§ RAW DATA
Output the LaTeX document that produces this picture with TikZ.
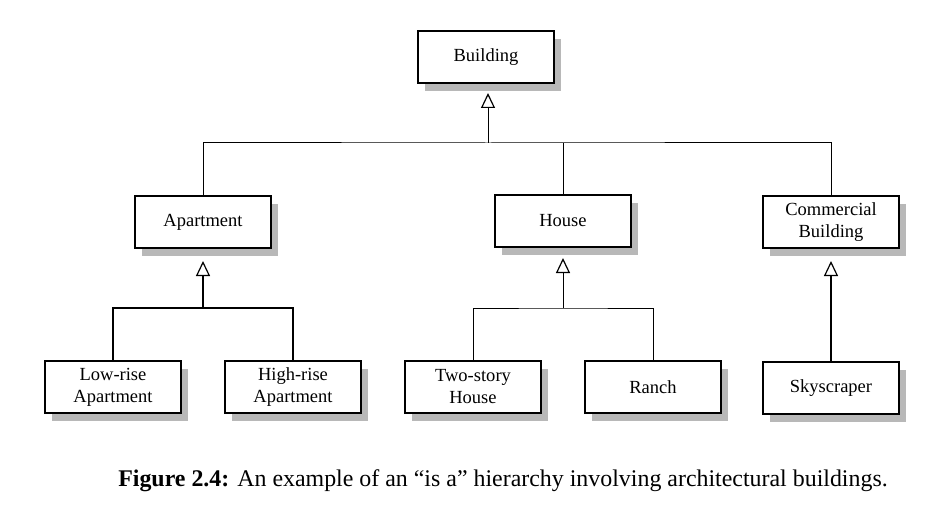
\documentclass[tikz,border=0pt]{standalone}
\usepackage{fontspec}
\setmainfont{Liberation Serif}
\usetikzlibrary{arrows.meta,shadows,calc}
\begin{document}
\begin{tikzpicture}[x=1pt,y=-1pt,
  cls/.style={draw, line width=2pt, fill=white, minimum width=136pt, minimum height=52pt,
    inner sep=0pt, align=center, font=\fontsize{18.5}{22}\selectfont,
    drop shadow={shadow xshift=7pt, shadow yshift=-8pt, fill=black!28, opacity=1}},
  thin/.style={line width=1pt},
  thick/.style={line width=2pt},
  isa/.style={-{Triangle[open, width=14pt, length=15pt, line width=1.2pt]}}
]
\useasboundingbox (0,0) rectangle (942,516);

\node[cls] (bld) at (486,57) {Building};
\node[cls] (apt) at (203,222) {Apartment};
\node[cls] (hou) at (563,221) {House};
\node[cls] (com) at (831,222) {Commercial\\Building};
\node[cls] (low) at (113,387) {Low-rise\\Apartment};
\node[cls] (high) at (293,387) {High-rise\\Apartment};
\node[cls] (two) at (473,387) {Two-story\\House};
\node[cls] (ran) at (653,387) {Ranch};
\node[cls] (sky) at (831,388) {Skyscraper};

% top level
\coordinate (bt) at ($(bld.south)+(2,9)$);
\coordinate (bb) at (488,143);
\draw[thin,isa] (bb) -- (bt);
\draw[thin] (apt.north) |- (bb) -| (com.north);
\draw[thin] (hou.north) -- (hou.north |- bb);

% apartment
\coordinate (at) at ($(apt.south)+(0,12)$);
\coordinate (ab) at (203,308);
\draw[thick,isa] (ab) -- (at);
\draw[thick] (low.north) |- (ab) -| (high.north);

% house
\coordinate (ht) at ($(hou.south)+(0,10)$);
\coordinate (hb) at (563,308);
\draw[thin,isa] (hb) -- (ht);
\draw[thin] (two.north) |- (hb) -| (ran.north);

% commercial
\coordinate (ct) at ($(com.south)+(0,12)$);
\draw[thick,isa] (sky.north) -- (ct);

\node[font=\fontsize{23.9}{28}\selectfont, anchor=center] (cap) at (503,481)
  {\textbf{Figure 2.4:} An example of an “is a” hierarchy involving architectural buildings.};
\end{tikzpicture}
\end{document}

§ SET EXERCISE
Reproduce the material in its entirety and word for word, without the pictures.

§ SOLUTION TO THIS PROBLEM
Output the LaTeX document that produces this picture with TikZ.
\documentclass[tikz,border=0pt]{standalone}
\usepackage{fontspec}
\setmainfont{Liberation Serif}
\usetikzlibrary{arrows.meta,shadows,calc}
\begin{document}
\begin{tikzpicture}[x=1pt,y=-1pt,
  cls/.style={draw, line width=2pt, fill=white, minimum width=136pt, minimum height=52pt,
    inner sep=0pt, align=center, font=\fontsize{18.5}{22}\selectfont,
    drop shadow={shadow xshift=7pt, shadow yshift=-8pt, fill=black!28, opacity=1}},
  thin/.style={line width=1pt},
  thick/.style={line width=2pt},
  isa/.style={-{Triangle[open, width=14pt, length=15pt, line width=1.2pt]}}
]
\useasboundingbox (0,0) rectangle (942,516);

\node[cls] (bld) at (486,57) {Building};
\node[cls] (apt) at (203,222) {Apartment};
\node[cls] (hou) at (563,221) {House};
\node[cls] (com) at (831,222) {Commercial\\Building};
\node[cls] (low) at (113,387) {Low-rise\\Apartment};
\node[cls] (high) at (293,387) {High-rise\\Apartment};
\node[cls] (two) at (473,387) {Two-story\\House};
\node[cls] (ran) at (653,387) {Ranch};
\node[cls] (sky) at (831,388) {Skyscraper};

% top level
\coordinate (bt) at ($(bld.south)+(2,9)$);
\coordinate (bb) at (488,143);
\draw[thin,isa] (bb) -- (bt);
\draw[thin] (apt.north) |- (bb) -| (com.north);
\draw[thin] (hou.north) -- (hou.north |- bb);

% apartment
\coordinate (at) at ($(apt.south)+(0,12)$);
\coordinate (ab) at (203,308);
\draw[thick,isa] (ab) -- (at);
\draw[thick] (low.north) |- (ab) -| (high.north);

% house
\coordinate (ht) at ($(hou.south)+(0,10)$);
\coordinate (hb) at (563,308);
\draw[thin,isa] (hb) -- (ht);
\draw[thin] (two.north) |- (hb) -| (ran.north);

% commercial
\coordinate (ct) at ($(com.south)+(0,12)$);
\draw[thick,isa] (sky.north) -- (ct);

\node[font=\fontsize{23.9}{28}\selectfont, anchor=center] (cap) at (503,481)
  {\textbf{Figure 2.4:} An example of an “is a” hierarchy involving architectural buildings.};
\end{tikzpicture}
\end{document}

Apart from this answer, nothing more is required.